*What the exercise asks*. All of the material below is to be retyped exactly.

-- Start of Raw data --

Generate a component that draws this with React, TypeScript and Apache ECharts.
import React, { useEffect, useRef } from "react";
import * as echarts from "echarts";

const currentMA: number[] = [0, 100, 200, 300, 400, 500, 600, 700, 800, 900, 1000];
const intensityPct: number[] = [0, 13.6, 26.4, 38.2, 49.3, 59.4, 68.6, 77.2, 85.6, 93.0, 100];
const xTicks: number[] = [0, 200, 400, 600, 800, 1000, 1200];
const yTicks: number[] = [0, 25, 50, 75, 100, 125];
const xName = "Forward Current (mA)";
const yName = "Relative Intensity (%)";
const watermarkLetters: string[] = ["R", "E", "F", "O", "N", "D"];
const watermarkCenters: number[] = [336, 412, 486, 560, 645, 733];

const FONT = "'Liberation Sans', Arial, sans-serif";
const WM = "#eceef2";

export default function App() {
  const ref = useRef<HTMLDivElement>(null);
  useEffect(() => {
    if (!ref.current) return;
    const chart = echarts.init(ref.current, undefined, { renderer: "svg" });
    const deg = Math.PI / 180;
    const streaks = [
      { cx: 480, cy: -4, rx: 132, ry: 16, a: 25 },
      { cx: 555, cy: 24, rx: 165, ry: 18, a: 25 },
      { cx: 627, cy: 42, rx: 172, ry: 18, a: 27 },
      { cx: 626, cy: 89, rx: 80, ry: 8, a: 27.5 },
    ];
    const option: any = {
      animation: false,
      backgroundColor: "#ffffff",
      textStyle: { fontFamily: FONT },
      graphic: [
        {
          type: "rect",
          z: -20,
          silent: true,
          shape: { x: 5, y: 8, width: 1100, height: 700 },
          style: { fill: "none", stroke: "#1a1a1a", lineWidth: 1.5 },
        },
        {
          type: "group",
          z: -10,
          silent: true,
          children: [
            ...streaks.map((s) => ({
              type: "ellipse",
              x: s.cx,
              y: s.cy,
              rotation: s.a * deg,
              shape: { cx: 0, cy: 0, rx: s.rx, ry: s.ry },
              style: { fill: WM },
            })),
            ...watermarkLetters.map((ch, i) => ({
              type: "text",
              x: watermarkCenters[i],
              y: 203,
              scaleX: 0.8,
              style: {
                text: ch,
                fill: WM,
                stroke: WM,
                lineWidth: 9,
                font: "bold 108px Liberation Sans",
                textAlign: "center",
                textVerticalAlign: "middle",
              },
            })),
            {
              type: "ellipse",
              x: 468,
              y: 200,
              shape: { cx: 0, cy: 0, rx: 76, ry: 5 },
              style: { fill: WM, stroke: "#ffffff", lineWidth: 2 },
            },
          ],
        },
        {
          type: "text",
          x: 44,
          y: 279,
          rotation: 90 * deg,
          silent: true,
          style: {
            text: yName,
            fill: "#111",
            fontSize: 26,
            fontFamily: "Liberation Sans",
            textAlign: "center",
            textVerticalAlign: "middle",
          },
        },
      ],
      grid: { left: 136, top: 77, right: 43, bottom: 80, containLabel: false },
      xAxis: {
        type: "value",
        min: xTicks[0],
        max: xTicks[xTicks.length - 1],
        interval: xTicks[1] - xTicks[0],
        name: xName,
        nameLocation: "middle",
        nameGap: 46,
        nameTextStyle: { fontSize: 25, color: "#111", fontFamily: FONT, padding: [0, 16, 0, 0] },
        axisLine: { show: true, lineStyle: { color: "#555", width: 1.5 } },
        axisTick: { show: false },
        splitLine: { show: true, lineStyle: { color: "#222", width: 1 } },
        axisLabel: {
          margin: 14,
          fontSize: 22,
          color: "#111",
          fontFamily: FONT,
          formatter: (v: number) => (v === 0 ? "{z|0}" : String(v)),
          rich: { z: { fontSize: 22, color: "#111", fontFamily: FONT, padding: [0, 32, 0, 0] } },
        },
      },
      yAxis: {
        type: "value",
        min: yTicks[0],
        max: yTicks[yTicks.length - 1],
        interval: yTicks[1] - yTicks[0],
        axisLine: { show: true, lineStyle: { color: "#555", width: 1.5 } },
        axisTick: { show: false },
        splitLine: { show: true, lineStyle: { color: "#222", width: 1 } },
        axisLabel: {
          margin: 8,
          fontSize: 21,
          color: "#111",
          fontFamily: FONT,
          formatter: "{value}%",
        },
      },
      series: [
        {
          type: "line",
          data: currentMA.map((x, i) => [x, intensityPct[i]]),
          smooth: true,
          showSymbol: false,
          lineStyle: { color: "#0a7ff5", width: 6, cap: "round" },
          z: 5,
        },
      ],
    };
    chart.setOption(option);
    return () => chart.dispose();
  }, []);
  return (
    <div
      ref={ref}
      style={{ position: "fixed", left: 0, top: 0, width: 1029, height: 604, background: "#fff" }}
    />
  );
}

-- End of Raw data --

*Result below*.
Generate a component that draws this with React, TypeScript and Apache ECharts.
import React, { useEffect, useRef } from "react";
import * as echarts from "echarts";

const currentMA: number[] = [0, 100, 200, 300, 400, 500, 600, 700, 800, 900, 1000];
const intensityPct: number[] = [0, 13.6, 26.4, 38.2, 49.3, 59.4, 68.6, 77.2, 85.6, 93.0, 100];
const xTicks: number[] = [0, 200, 400, 600, 800, 1000, 1200];
const yTicks: number[] = [0, 25, 50, 75, 100, 125];
const xName = "Forward Current (mA)";
const yName = "Relative Intensity (%)";
const watermarkLetters: string[] = ["R", "E", "F", "O", "N", "D"];
const watermarkCenters: number[] = [336, 412, 486, 560, 645, 733];

const FONT = "'Liberation Sans', Arial, sans-serif";
const WM = "#eceef2";

export default function App() {
  const ref = useRef<HTMLDivElement>(null);
  useEffect(() => {
    if (!ref.current) return;
    const chart = echarts.init(ref.current, undefined, { renderer: "svg" });
    const deg = Math.PI / 180;
    const streaks = [
      { cx: 480, cy: -4, rx: 132, ry: 16, a: 25 },
      { cx: 555, cy: 24, rx: 165, ry: 18, a: 25 },
      { cx: 627, cy: 42, rx: 172, ry: 18, a: 27 },
      { cx: 626, cy: 89, rx: 80, ry: 8, a: 27.5 },
    ];
    const option: any = {
      animation: false,
      backgroundColor: "#ffffff",
      textStyle: { fontFamily: FONT },
      graphic: [
        {
          type: "rect",
          z: -20,
          silent: true,
          shape: { x: 5, y: 8, width: 1100, height: 700 },
          style: { fill: "none", stroke: "#1a1a1a", lineWidth: 1.5 },
        },
        {
          type: "group",
          z: -10,
          silent: true,
          children: [
            ...streaks.map((s) => ({
              type: "ellipse",
              x: s.cx,
              y: s.cy,
              rotation: s.a * deg,
              shape: { cx: 0, cy: 0, rx: s.rx, ry: s.ry },
              style: { fill: WM },
            })),
            ...watermarkLetters.map((ch, i) => ({
              type: "text",
              x: watermarkCenters[i],
              y: 203,
              scaleX: 0.8,
              style: {
                text: ch,
                fill: WM,
                stroke: WM,
                lineWidth: 9,
                font: "bold 108px Liberation Sans",
                textAlign: "center",
                textVerticalAlign: "middle",
              },
            })),
            {
              type: "ellipse",
              x: 468,
              y: 200,
              shape: { cx: 0, cy: 0, rx: 76, ry: 5 },
              style: { fill: WM, stroke: "#ffffff", lineWidth: 2 },
            },
          ],
        },
        {
          type: "text",
          x: 44,
          y: 279,
          rotation: 90 * deg,
          silent: true,
          style: {
            text: yName,
            fill: "#111",
            fontSize: 26,
            fontFamily: "Liberation Sans",
            textAlign: "center",
            textVerticalAlign: "middle",
          },
        },
      ],
      grid: { left: 136, top: 77, right: 43, bottom: 80, containLabel: false },
      xAxis: {
        type: "value",
        min: xTicks[0],
        max: xTicks[xTicks.length - 1],
        interval: xTicks[1] - xTicks[0],
        name: xName,
        nameLocation: "middle",
        nameGap: 46,
        nameTextStyle: { fontSize: 25, color: "#111", fontFamily: FONT, padding: [0, 16, 0, 0] },
        axisLine: { show: true, lineStyle: { color: "#555", width: 1.5 } },
        axisTick: { show: false },
        splitLine: { show: true, lineStyle: { color: "#222", width: 1 } },
        axisLabel: {
          margin: 14,
          fontSize: 22,
          color: "#111",
          fontFamily: FONT,
          formatter: (v: number) => (v === 0 ? "{z|0}" : String(v)),
          rich: { z: { fontSize: 22, color: "#111", fontFamily: FONT, padding: [0, 32, 0, 0] } },
        },
      },
      yAxis: {
        type: "value",
        min: yTicks[0],
        max: yTicks[yTicks.length - 1],
        interval: yTicks[1] - yTicks[0],
        axisLine: { show: true, lineStyle: { color: "#555", width: 1.5 } },
        axisTick: { show: false },
        splitLine: { show: true, lineStyle: { color: "#222", width: 1 } },
        axisLabel: {
          margin: 8,
          fontSize: 21,
          color: "#111",
          fontFamily: FONT,
          formatter: "{value}%",
        },
      },
      series: [
        {
          type: "line",
          data: currentMA.map((x, i) => [x, intensityPct[i]]),
          smooth: true,
          showSymbol: false,
          lineStyle: { color: "#0a7ff5", width: 6, cap: "round" },
          z: 5,
        },
      ],
    };
    chart.setOption(option);
    return () => chart.dispose();
  }, []);
  return (
    <div
      ref={ref}
      style={{ position: "fixed", left: 0, top: 0, width: 1029, height: 604, background: "#fff" }}
    />
  );
}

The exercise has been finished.